Mais uma vez não sei se esta historinha que Mia Couto (ou será Mya Kowto?) aqui conta aconteceu mesmo, o que fará da crónica uma crónica mesmo crónica, ou se trata de ficcionalização de um tema para melhor o explorar, o que a transforma num continho com um pé na crónica. Sei, sim, que é história francamente divertida.

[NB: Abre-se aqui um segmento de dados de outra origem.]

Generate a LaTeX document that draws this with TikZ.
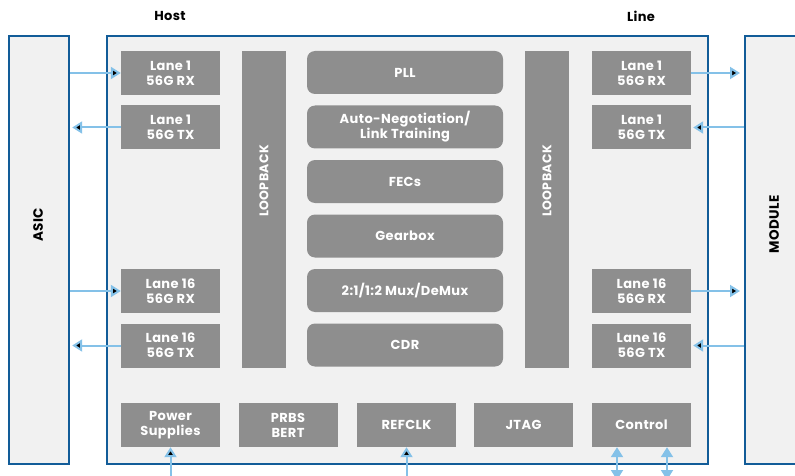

Passa-se num aeroporto brasileiro, durante as formalidades necessárias para um par de moçambicanos entrarem no país. Mia Couto é basicamente espetador de uma discussão que surge porque o homem que o acompanha insiste que a maneira africana de escrever português enche a escrita da língua de k, w e y, e teima que é assim que se deverá escrever o seu nome. Daí o título de África com Kapa. O brasileiro, um dos funcionários do aeroporto, não vê o mínimo sentido naquilo, argumentando que k, w e y são caracteres latinos como os restantes, tão europeus como todos os outros, mas acaba derrotado pela teimosia do moçambicano. Derrotado não no sentido de convencimento, mas de se fartar de uma discussão sem pés nem cabeça, cheia de argumentos sem ponta por onde se lhes pegue, aceitando o nome do outro como quem diz "que se lixe; se o pateta quer escrever assim o nome, pois que escreva".
Ironia a rodos, claro. E Mia Couto, que em outros textos dá no toutiço dos conservadores disparatados, aqui dá no toutiço dos inovadores disparatados, mostrando que para ele não é o conservadorismo ou a inovação que estão em causa, mas sim o disparate. Simpatizo com o sentimento, confesso.